======== Supplied records ========
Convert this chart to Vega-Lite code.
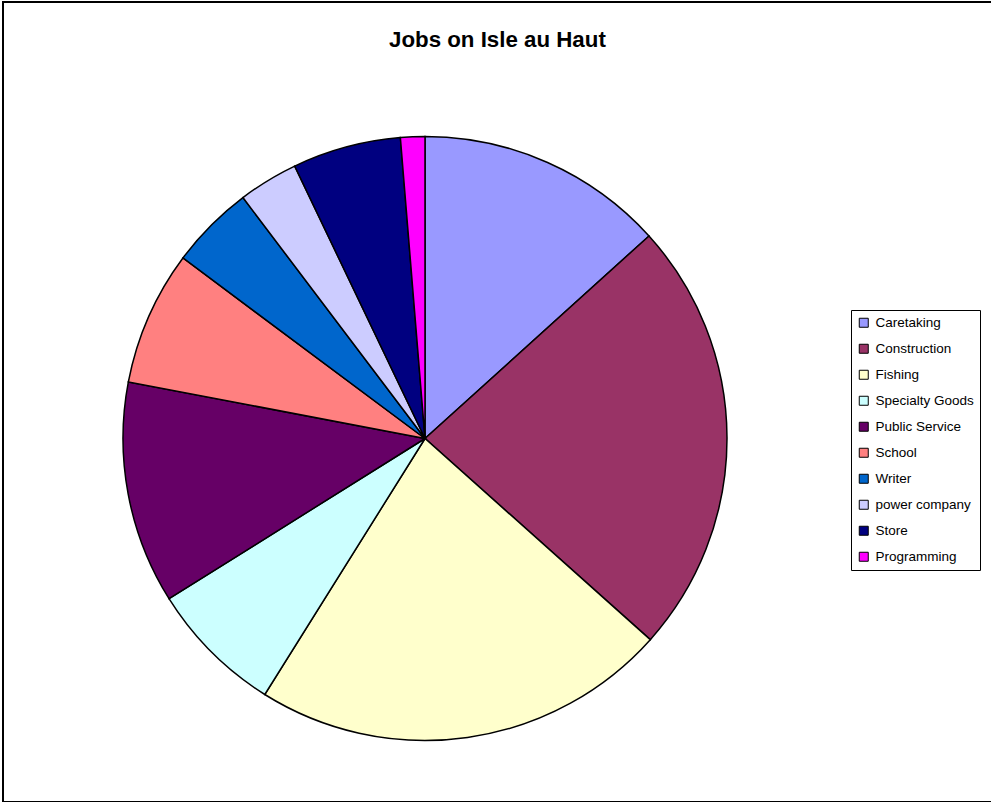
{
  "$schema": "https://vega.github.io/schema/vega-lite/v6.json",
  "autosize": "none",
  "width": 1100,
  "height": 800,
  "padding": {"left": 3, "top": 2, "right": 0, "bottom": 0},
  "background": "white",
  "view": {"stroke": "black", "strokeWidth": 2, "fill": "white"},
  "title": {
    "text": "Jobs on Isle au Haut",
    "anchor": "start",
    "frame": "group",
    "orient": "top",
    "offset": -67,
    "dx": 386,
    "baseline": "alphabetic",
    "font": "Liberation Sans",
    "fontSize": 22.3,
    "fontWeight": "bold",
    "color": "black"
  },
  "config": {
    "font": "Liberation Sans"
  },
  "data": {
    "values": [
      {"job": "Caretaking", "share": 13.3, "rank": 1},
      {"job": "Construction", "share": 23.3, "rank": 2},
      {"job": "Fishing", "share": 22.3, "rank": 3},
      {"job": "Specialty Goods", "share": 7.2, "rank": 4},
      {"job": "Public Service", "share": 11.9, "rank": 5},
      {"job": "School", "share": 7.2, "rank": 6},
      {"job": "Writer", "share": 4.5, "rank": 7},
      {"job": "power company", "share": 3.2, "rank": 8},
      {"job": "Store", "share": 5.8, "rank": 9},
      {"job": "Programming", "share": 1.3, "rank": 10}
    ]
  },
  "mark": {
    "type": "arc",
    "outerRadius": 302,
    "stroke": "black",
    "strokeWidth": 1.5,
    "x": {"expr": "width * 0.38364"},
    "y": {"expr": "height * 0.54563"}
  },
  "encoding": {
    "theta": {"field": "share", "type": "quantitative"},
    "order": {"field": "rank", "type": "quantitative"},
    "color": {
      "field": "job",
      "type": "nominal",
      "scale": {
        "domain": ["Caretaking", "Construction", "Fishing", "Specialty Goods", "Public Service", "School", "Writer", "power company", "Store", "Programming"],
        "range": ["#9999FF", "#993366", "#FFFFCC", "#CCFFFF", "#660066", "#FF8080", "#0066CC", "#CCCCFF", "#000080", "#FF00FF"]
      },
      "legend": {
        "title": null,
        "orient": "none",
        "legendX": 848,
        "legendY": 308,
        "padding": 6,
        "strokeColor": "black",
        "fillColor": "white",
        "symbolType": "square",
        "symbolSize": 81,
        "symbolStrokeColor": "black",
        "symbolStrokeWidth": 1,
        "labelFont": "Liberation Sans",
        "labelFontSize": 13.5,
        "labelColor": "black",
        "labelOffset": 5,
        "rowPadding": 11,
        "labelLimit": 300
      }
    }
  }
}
========
======== Supplied records ========
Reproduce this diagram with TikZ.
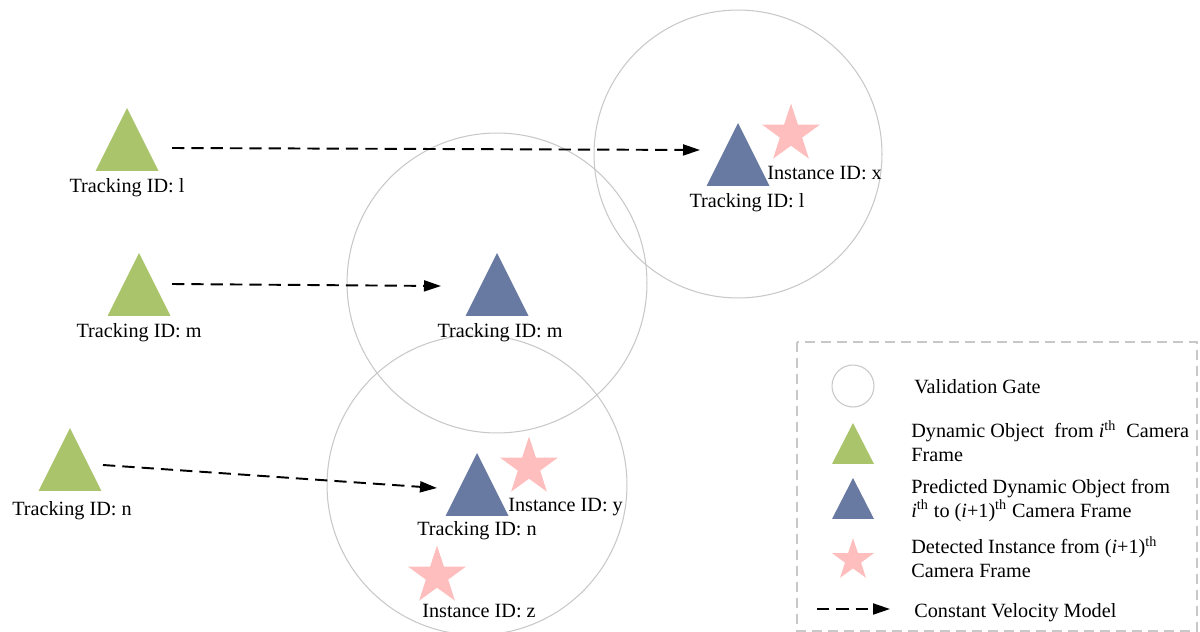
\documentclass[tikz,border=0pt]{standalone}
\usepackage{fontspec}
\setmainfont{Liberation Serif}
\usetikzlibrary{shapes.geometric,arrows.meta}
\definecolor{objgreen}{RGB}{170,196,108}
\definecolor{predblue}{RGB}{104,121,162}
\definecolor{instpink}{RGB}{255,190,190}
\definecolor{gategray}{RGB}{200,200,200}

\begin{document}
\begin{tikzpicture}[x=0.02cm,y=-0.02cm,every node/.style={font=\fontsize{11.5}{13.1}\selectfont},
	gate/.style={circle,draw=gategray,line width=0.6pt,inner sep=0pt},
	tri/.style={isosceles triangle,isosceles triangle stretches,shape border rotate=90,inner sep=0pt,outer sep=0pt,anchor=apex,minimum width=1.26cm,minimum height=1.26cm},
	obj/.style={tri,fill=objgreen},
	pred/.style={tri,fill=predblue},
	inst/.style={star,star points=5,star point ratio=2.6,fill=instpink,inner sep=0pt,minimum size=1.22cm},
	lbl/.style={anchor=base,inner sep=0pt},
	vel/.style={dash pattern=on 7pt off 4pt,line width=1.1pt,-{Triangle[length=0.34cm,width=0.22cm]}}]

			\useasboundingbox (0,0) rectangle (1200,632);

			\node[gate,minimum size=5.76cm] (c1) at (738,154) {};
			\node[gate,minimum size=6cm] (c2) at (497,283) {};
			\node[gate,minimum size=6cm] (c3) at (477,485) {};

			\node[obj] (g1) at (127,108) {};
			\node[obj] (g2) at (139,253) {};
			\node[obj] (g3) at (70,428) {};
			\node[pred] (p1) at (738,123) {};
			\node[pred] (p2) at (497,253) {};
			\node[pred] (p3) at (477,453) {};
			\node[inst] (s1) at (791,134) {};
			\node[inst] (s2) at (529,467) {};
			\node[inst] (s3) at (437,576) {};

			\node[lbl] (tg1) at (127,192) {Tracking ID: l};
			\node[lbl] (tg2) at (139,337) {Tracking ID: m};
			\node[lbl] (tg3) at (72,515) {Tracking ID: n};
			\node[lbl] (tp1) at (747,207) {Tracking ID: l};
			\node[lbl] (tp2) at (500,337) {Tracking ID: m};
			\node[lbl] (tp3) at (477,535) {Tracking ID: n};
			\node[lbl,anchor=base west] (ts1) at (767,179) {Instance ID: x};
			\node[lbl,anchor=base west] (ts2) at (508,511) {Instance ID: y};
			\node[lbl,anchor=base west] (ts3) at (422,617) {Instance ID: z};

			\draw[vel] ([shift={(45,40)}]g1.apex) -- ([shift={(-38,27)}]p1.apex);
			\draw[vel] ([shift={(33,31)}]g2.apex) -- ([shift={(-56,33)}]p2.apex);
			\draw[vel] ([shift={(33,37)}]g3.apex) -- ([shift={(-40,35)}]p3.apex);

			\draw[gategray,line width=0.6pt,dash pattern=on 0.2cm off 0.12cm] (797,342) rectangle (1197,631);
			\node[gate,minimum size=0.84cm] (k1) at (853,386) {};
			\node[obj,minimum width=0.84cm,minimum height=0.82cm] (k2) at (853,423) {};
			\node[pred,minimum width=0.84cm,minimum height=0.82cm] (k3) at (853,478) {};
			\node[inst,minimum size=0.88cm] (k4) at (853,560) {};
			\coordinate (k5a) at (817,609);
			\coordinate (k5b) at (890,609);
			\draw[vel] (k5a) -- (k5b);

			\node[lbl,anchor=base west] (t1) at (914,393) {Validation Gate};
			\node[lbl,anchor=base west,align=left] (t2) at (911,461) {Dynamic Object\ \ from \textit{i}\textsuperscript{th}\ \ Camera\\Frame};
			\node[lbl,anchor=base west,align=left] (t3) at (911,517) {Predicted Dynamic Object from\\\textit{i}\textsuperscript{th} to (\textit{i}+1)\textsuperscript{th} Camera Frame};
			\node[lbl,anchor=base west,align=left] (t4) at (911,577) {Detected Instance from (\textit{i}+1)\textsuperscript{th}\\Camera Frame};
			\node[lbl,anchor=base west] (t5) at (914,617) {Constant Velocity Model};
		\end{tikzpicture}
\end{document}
========
→ What is needed: From the records above, extract the lines from the one holding "Reproduce this diagram with TikZ." through the one holding "west] (ts3) at", word for word; omit the pictures.

→ The response:
Reproduce this diagram with TikZ.
\documentclass[tikz,border=0pt]{standalone}
\usepackage{fontspec}
\setmainfont{Liberation Serif}
\usetikzlibrary{shapes.geometric,arrows.meta}
\definecolor{objgreen}{RGB}{170,196,108}
\definecolor{predblue}{RGB}{104,121,162}
\definecolor{instpink}{RGB}{255,190,190}
\definecolor{gategray}{RGB}{200,200,200}

\begin{document}
\begin{tikzpicture}[x=0.02cm,y=-0.02cm,every node/.style={font=\fontsize{11.5}{13.1}\selectfont},
	gate/.style={circle,draw=gategray,line width=0.6pt,inner sep=0pt},
	tri/.style={isosceles triangle,isosceles triangle stretches,shape border rotate=90,inner sep=0pt,outer sep=0pt,anchor=apex,minimum width=1.26cm,minimum height=1.26cm},
	obj/.style={tri,fill=objgreen},
	pred/.style={tri,fill=predblue},
	inst/.style={star,star points=5,star point ratio=2.6,fill=instpink,inner sep=0pt,minimum size=1.22cm},
	lbl/.style={anchor=base,inner sep=0pt},
	vel/.style={dash pattern=on 7pt off 4pt,line width=1.1pt,-{Triangle[length=0.34cm,width=0.22cm]}}]

			\useasboundingbox (0,0) rectangle (1200,632);

			\node[gate,minimum size=5.76cm] (c1) at (738,154) {};
			\node[gate,minimum size=6cm] (c2) at (497,283) {};
			\node[gate,minimum size=6cm] (c3) at (477,485) {};

			\node[obj] (g1) at (127,108) {};
			\node[obj] (g2) at (139,253) {};
			\node[obj] (g3) at (70,428) {};
			\node[pred] (p1) at (738,123) {};
			\node[pred] (p2) at (497,253) {};
			\node[pred] (p3) at (477,453) {};
			\node[inst] (s1) at (791,134) {};
			\node[inst] (s2) at (529,467) {};
			\node[inst] (s3) at (437,576) {};

			\node[lbl] (tg1) at (127,192) {Tracking ID: l};
			\node[lbl] (tg2) at (139,337) {Tracking ID: m};
			\node[lbl] (tg3) at (72,515) {Tracking ID: n};
			\node[lbl] (tp1) at (747,207) {Tracking ID: l};
			\node[lbl] (tp2) at (500,337) {Tracking ID: m};
			\node[lbl] (tp3) at (477,535) {Tracking ID: n};
			\node[lbl,anchor=base west] (ts1) at (767,179) {Instance ID: x};
			\node[lbl,anchor=base west] (ts2) at (508,511) {Instance ID: y};
			\node[lbl,anchor=base west] (ts3) at (422,617) {Instance ID: z};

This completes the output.